While in jail, awaiting trial, defendant wrote a letter to his wife, who was also confined in another part of the jail on the same charge, which contains damaging statements. Defendant handed the letter, unsealed, to a fellow prisoner with a request to deliver it to the wife, which was not done. The trial judge properly admitted the letter as evidence for the Commonwealth; it never came to the wife’s possession and therefore was not a piece of evidence furnished by her directly or indirectly. In this the case differs from Com. v. Fisher, 221 Pa. 539. As the open letter was handed to a third party and never reached the wife, it cannot be regarded as a confidential communication between husband and wife: Hammons v. State (Kan.), 68 L. R. A. 234; People v. Dunnigan, 163 Mich. 349, s. c. 31 L. R. A. (N. S.)940. It is not unlike the case of statements made by a husband to his wife in presence of a third party, and to which the latter may testify: 5 Chamberlayne on the Modern Law of Evidence, sec. 3699, p. 5294.

Captain Shay, of the Binghamton police department, was present and talked with defendant when hie made the written statement, and we see nothing prejudicial in permitting the captain to testify that later when he sought further conversation with defendant, the latter said he refused to talk on advice of counsel. That was a proper attitude for a defendant to take and did no harm. Nor was it improper to permit the district attor*587ney to ask the defendant upon cross-examination who his counsel then was.

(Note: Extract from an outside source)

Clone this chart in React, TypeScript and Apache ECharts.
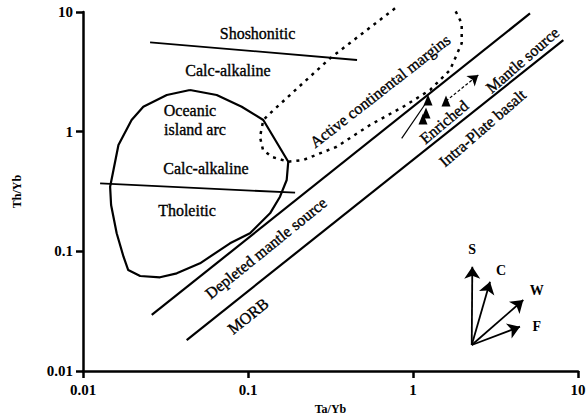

The latitude of cross-examination is largely in the discretion of the trial judge; and there was no such abuse thereof as calls for a reversal in permitting the district attorney to ask defendant what he meant by certain expressions in the letter to his wife, as it was in evidence, and greater latitude is permissible in the cross-examination of parties than of other witnesses. In other words, when a letter, written by a party to the suit, is in evidence, it is not reversible error to permit him to be asked on cross-examination what he meant by certain doubtful expressions therein.

What is excusable conduct in a prosecuting attorney depends somewhat upon the surroundings and atmosphere of the trial. Here defendant had just testified that before he made the statement at Binghamton the district attorney had taken him aside and practically promised him and his wife immunity if he would “tell the truth.” It was then the district attorney asked, “Don’t you know that is a miserable frame-up in your mind?” The question was improper and the trial judge promptly sustained an objection to it, but it was not such glaring misconduct, under the circumstances, as required the withdrawal of a juror. It was natural for the district attorney to resent the charge of grave misconduct made against him, and to take the witness stand, as he did, and deny it. Had he failed to do so, it would have been a tacit admission that he promised the defendant immunity to secure a confession; hence, it would be unjust to apply here the unwritten rule that precludes a lawyer from being a witness for his client.

The defendant and his wife left Elmira with this child on the afternoon of April 16, 1920, and arrived in Waverly about dark, where they left the train, and, as he states, walked south into Pennsylvania intending to leave the infant on the porch of some farm house. They came to an earth road, it began to rain and he testifies *588that the wife went back to the railroad waiting station, while he went on with the child, and further that as he approached a farm house he was set upon by a dog and, in running away, stumbled in the road and fell upon the babe causing its death, and then being frightened placed it in the creek, with the stones upon it, as above stated. This story disagrees with his Binghamton statement wherein he says the child Avas alive and crying when he left it in the creek. It disagrees with one statement he made that they had given the child to a young married couple and with another statement that they had given it to a woman named Myrtle. An autopsy disclosed that the infant’s head had been crushed on both sides, as if placed on a large rock and then violently struck with a smaller one; and further that it was dead when placed in the creek. Defendant took with him that night a bundle of the child’s clothes, which was found next day on a near-by freight car with no mud or dirt upon it. This discredits the alleged fall with the babe and bundle in the wet dirt road. Moreover, it would be next to a physical impossibility for a man to fall forward, as he says he did, in a dirt road, while carrying an infant, so as to fracture both sides of its flexible skull. All the evidence points to the conclusion of a wilful killing under such circumstances as seem to excuse the district attorney’s remark to the jury that Under the evidence its perpetrator “didn’t have the heart of a man, or the soul of a man.” At least such remark under the facts did not demand a discharge of the jury and a continuance of the case. Complaint is also made that the district attorney said to the jury, “Don’t you suppose he told the attorney about the whole matter?” As the context is not stated, it is impossible to know to whom or what the question referred or whether it was improper.

As the verdict of the jury implies a finding that the killing was wilful and intentional, the defendant was not harmed by the district attorney’s remark to the effect that involuntary manslaughter was a minor offense.

*589The charge of the trial judge was fair and adequate and the criticisms made to excerpts therefrom are entirely without merit.

The assignments of error are all overruled; the judgment is affirmed and the record is ordered remitted for the purpose of execution.